>> START

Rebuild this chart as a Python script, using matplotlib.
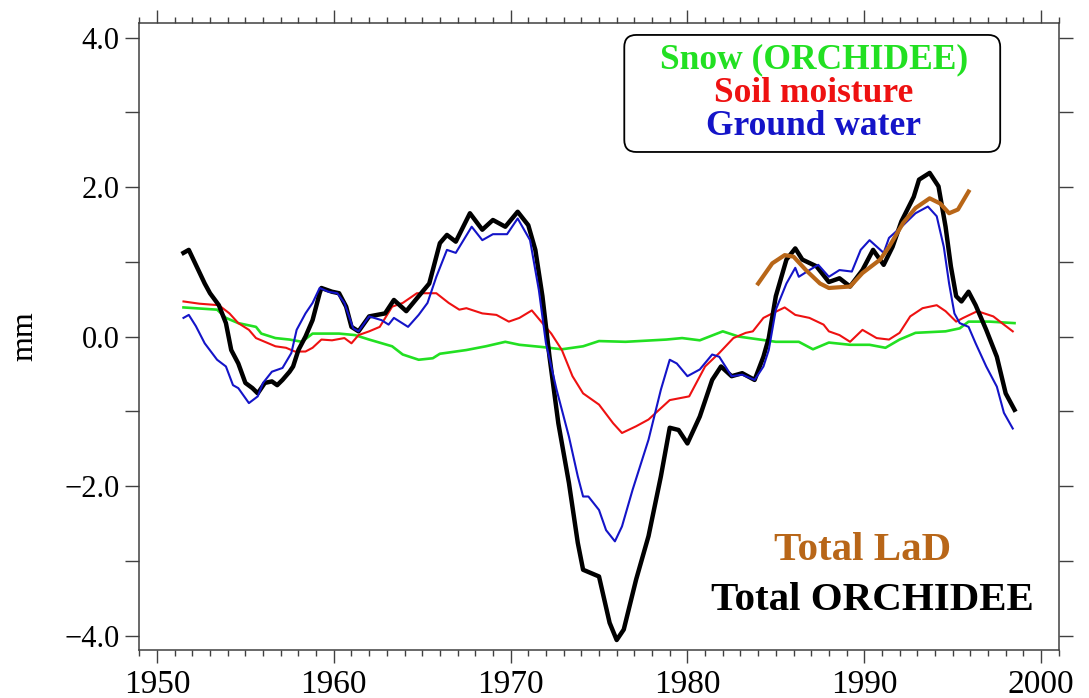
import matplotlib
matplotlib.use("Agg")
import matplotlib.pyplot as plt
from matplotlib.patches import FancyBboxPatch
from matplotlib.transforms import IdentityTransform
from matplotlib.ticker import MultipleLocator, FixedLocator

plt.rcParams['font.family'] = ['Liberation Serif', 'DejaVu Serif']
plt.rcParams['axes.unicode_minus'] = True

# ---------------- data ----------------
total_orchidee_year = [1951.5, 1951.8, 1952.7, 1953.0, 1953.5, 1953.9, 1954.2, 1954.6, 1955.0, 1955.4,
                       1955.7, 1956.1, 1956.5, 1956.8, 1957.1, 1957.5, 1957.7, 1958.0, 1958.4, 1958.8,
                       1959.2, 1959.3, 1959.9, 1960.3, 1960.7, 1961.0, 1961.4, 1962.0, 1962.9, 1963.4,
                       1964.1, 1964.8, 1965.4, 1966.0, 1966.4, 1966.9, 1967.7, 1968.4, 1969.0, 1969.7,
                       1970.4, 1971.0, 1971.4, 1971.8, 1972.2, 1972.7, 1973.3, 1973.8, 1974.1, 1974.5,
                       1975.0, 1975.6, 1976.0, 1976.4, 1977.1, 1977.8, 1978.5, 1979.0, 1979.5, 1980.0,
                       1980.7, 1981.4, 1981.9, 1982.5, 1983.1, 1983.8, 1984.3, 1984.6, 1985.0, 1985.6,
                       1986.1, 1986.5, 1987.3, 1988.0, 1988.6, 1989.2, 1989.9, 1990.5, 1991.1, 1991.6,
                       1992.1, 1992.8, 1993.1, 1993.7, 1994.2, 1994.6, 1994.9, 1995.2, 1995.5, 1995.9,
                       1996.3, 1996.9, 1997.5, 1998.0, 1998.5]
total_orchidee = [1.12, 1.16, 0.71, 0.58, 0.42, 0.18, -0.18, -0.36, -0.62, -0.69,
                  -0.76, -0.62, -0.60, -0.65, -0.58, -0.47, -0.40, -0.18, 0.00, 0.22,
                  0.58, 0.65, 0.60, 0.58, 0.40, 0.13, 0.07, 0.27, 0.31, 0.49,
                  0.34, 0.54, 0.71, 1.25, 1.36, 1.27, 1.65, 1.43, 1.56, 1.47,
                  1.67, 1.49, 1.16, 0.54, -0.27, -1.16, -1.96, -2.76, -3.12, -3.16,
                  -3.21, -3.83, -4.06, -3.92, -3.25, -2.67, -1.87, -1.22, -1.25, -1.43,
                  -1.07, -0.58, -0.40, -0.53, -0.49, -0.58, -0.27, -0.02, 0.54, 1.03,
                  1.18, 1.03, 0.94, 0.73, 0.78, 0.67, 0.89, 1.16, 0.96, 1.20,
                  1.54, 1.87, 2.10, 2.19, 2.01, 1.47, 0.94, 0.54, 0.47, 0.60,
                  0.42, 0.09, -0.27, -0.76, -0.98]

ground_water_year = [1951.5, 1951.8, 1952.2, 1952.7, 1953.4, 1953.9, 1954.3, 1954.6, 1955.2, 1955.7,
                     1956.0, 1956.5, 1957.1, 1957.6, 1957.9, 1958.4, 1958.8, 1959.2, 1959.7, 1960.2,
                     1960.6, 1961.1, 1961.4, 1962.0, 1962.7, 1963.1, 1963.4, 1964.2, 1964.8, 1965.3,
                     1965.8, 1966.4, 1966.9, 1967.8, 1968.4, 1969.0, 1969.8, 1970.4, 1971.1, 1971.6,
                     1972.0, 1972.6, 1973.3, 1973.8, 1974.1, 1974.4, 1975.0, 1975.4, 1975.9, 1976.3,
                     1976.9, 1977.8, 1978.5, 1979.0, 1979.4, 1980.0, 1980.7, 1981.4, 1981.8, 1982.5,
                     1983.1, 1983.8, 1984.3, 1984.6, 1985.0, 1985.6, 1986.1, 1986.3, 1986.9, 1987.4,
                     1988.0, 1988.6, 1989.3, 1989.8, 1990.3, 1991.1, 1991.4, 1992.2, 1992.9, 1993.6,
                     1994.1, 1994.5, 1994.8, 1995.1, 1995.4, 1995.9, 1996.3, 1996.9, 1997.5, 1997.9,
                     1998.4]
ground_water = [0.25, 0.29, 0.14, -0.09, -0.31, -0.40, -0.65, -0.69, -0.89, -0.80,
                -0.62, -0.47, -0.42, -0.22, 0.09, 0.31, 0.45, 0.65, 0.60, 0.58,
                0.45, 0.11, 0.07, 0.27, 0.22, 0.16, 0.25, 0.13, 0.29, 0.45,
                0.80, 1.16, 1.12, 1.47, 1.29, 1.37, 1.37, 1.58, 1.29, 0.62,
                -0.09, -0.71, -1.34, -1.87, -2.14, -2.14, -2.32, -2.59, -2.74, -2.54,
                -2.05, -1.38, -0.71, -0.31, -0.36, -0.53, -0.44, -0.24, -0.27, -0.53,
                -0.51, -0.58, -0.40, -0.18, 0.36, 0.71, 0.92, 0.80, 0.89, 0.96,
                0.80, 0.89, 0.87, 1.16, 1.29, 1.12, 1.32, 1.49, 1.65, 1.74,
                1.61, 1.20, 0.71, 0.31, 0.18, 0.13, -0.09, -0.40, -0.67, -1.02,
                -1.23]

soil_moisture_year = [1951.5, 1952.4, 1953.5, 1954.1, 1954.6, 1955.2, 1955.6, 1956.1, 1956.7, 1957.3,
                      1957.8, 1958.4, 1958.8, 1959.3, 1959.9, 1960.6, 1961.0, 1961.4, 1962.0, 1962.6,
                      1963.3, 1963.9, 1964.7, 1965.8, 1966.5, 1967.1, 1967.5, 1968.4, 1969.2, 1969.9,
                      1970.5, 1971.2, 1971.8, 1972.3, 1972.9, 1973.5, 1974.1, 1975.0, 1975.8, 1976.3,
                      1977.1, 1977.8, 1979.0, 1980.1, 1981.0, 1981.8, 1982.6, 1983.3, 1983.7, 1984.3,
                      1984.8, 1985.5, 1986.1, 1986.9, 1987.7, 1988.0, 1988.6, 1989.2, 1989.9, 1990.7,
                      1991.4, 1992.0, 1992.6, 1993.3, 1994.1, 1994.6, 1995.2, 1995.6, 1996.4, 1997.3,
                      1997.9, 1998.4]
soil_moisture = [0.47, 0.44, 0.42, 0.31, 0.18, 0.09, -0.02, -0.07, -0.13, -0.15,
                 -0.20, -0.20, -0.15, -0.04, -0.05, -0.02, -0.09, 0.02, 0.07, 0.13,
                 0.40, 0.45, 0.58, 0.58, 0.45, 0.36, 0.38, 0.31, 0.29, 0.20,
                 0.25, 0.35, 0.18, 0.04, -0.18, -0.53, -0.76, -0.91, -1.16, -1.29,
                 -1.20, -1.11, -0.85, -0.80, -0.40, -0.22, -0.02, 0.05, 0.07, 0.25,
                 0.31, 0.39, 0.29, 0.25, 0.16, 0.07, 0.02, -0.07, 0.09, -0.02,
                 -0.04, 0.05, 0.27, 0.38, 0.42, 0.34, 0.20, 0.25, 0.34, 0.27,
                 0.16, 0.07]

snow_year = [1951.5, 1953.4, 1953.9, 1954.6, 1955.6, 1955.9, 1956.7, 1957.5, 1958.2, 1958.8,
             1960.3, 1961.2, 1962.0, 1963.3, 1963.9, 1964.8, 1965.6, 1966.0, 1967.5, 1968.6,
             1969.7, 1970.5, 1971.8, 1972.9, 1974.1, 1975.0, 1976.5, 1978.8, 1979.7, 1980.7,
             1982.0, 1982.9, 1984.1, 1985.0, 1986.3, 1987.1, 1988.0, 1989.2, 1990.3, 1991.2,
             1992.0, 1992.9, 1994.6, 1995.4, 1995.9, 1997.1, 1998.5]
snow = [0.39, 0.36, 0.25, 0.18, 0.13, 0.04, -0.02, -0.04, -0.07, 0.04,
        0.04, 0.02, -0.04, -0.13, -0.24, -0.31, -0.29, -0.23, -0.18, -0.13,
        -0.07, -0.11, -0.14, -0.17, -0.13, -0.06, -0.07, -0.04, -0.02, -0.05,
        0.07, 0.00, -0.04, -0.07, -0.07, -0.17, -0.08, -0.11, -0.11, -0.15,
        -0.04, 0.05, 0.07, 0.11, 0.20, 0.20, 0.18]

total_lad_year = [1984.0, 1984.8, 1985.5, 1986.0, 1986.7, 1987.5, 1988.0, 1989.2, 1989.9, 1990.9,
                  1991.4, 1992.2, 1992.9, 1993.7, 1994.3, 1994.8, 1995.3, 1995.9]
total_lad = [0.71, 0.98, 1.09, 1.07, 0.89, 0.71, 0.65, 0.67, 0.85, 1.03,
             1.20, 1.52, 1.72, 1.85, 1.78, 1.65, 1.70, 1.94]

legend_labels = ["Snow (ORCHIDEE)", "Soil moisture", "Ground water"]
x_ticks = [1950, 1960, 1970, 1980, 1990, 2000]
y_ticks = [-4.0, -2.0, 0.0, 2.0, 4.0]

# colors
c_snow = "#22e022"
c_soil = "#ee1111"
c_gw = "#1414c8"
c_lad = "#b86618"
c_tot = "#000000"

# ---------------- figure ----------------
fig = plt.figure(figsize=(10.89, 6.98), dpi=100)
ax = fig.add_axes([0.1279, 0.0681, 0.9722 - 0.1279, 0.9675 - 0.0681])

ax.plot(snow_year, snow, color=c_snow, lw=1.9, zorder=3)
ax.plot(soil_moisture_year, soil_moisture, color=c_soil, lw=1.5, zorder=3)
ax.plot(total_orchidee_year, total_orchidee, color=c_tot, lw=3.2, zorder=4)
ax.plot(ground_water_year, ground_water, color=c_gw, lw=1.5, zorder=5)
ax.plot(total_lad_year, total_lad, color=c_lad, lw=3.0, zorder=6)

ax.set_xlim(1949.0, 2001.0)
ax.set_ylim(-4.2, 4.2)

# ticks
ax.xaxis.set_major_locator(FixedLocator(x_ticks))
ax.xaxis.set_minor_locator(MultipleLocator(1))
ax.yaxis.set_major_locator(FixedLocator(y_ticks))
ax.yaxis.set_minor_locator(MultipleLocator(1))
ax.set_xticklabels([str(v) for v in x_ticks])
ax.set_yticklabels([f"{v:.1f}".replace("-", "\u2212") for v in y_ticks])

frame_col = "#404040"
for s in ax.spines.values():
    s.set_color(frame_col)
    s.set_linewidth(1.1)

ax.tick_params(axis='x', which='major', direction='out', length=9.5, width=1.0, color=frame_col,
               top=True, bottom=True, labelsize=24, pad=4)
ax.tick_params(axis='x', which='minor', direction='out', length=4.5, width=1.0, color=frame_col,
               top=True, bottom=True)
ax.tick_params(axis='y', which='both', direction='out', length=10, width=1.0, color=frame_col,
               left=True, right=True, labelsize=22, pad=4)

ax.set_ylabel("mm", fontsize=23, labelpad=18)

# legend box with colored lines of text
fig.canvas.draw()
box_x0, box_x1 = 1976.43, 1997.69
box_y0, box_y1 = 2.47, 4.036
(px0, py0) = ax.transData.transform((box_x0, box_y0))
(px1, py1) = ax.transData.transform((box_x1, box_y1))
box = FancyBboxPatch((px0, py0), px1 - px0, py1 - py0,
                     boxstyle="round,pad=0,rounding_size=12",
                     transform=IdentityTransform(), fill=False,
                     edgecolor="black", linewidth=1.3, zorder=7)
fig.add_artist(box)

legend_colors = [c_snow, c_soil, c_gw]
legend_y = [3.59, 3.144, 2.698]
for lab, col, yy in zip(legend_labels, legend_colors, legend_y):
    ax.text(1987.15, yy, lab, color=col, fontsize=25.5, fontweight='bold',
            ha='center', va='baseline', zorder=8)

ax.text(1989.88, -2.99, "Total LaD", color=c_lad, fontsize=29.5, fontweight='bold',
        ha='center', va='baseline', zorder=8)
ax.text(1990.47, -3.66, "Total ORCHIDEE", color=c_tot, fontsize=29.5, fontweight='bold',
        ha='center', va='baseline', zorder=8)

fig.savefig("out.png", dpi=100)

>> END

- **TASK DETAILS**
Go from the first line of the data above to the line containing "plt.rcParams['axes.unicode_minus'] = True" and retype exactly those lines, both included, but none of the pictures.

- **CORRECT RESULT**
Rebuild this chart as a Python script, using matplotlib.
import matplotlib
matplotlib.use("Agg")
import matplotlib.pyplot as plt
from matplotlib.patches import FancyBboxPatch
from matplotlib.transforms import IdentityTransform
from matplotlib.ticker import MultipleLocator, FixedLocator

plt.rcParams['font.family'] = ['Liberation Serif', 'DejaVu Serif']
plt.rcParams['axes.unicode_minus'] = True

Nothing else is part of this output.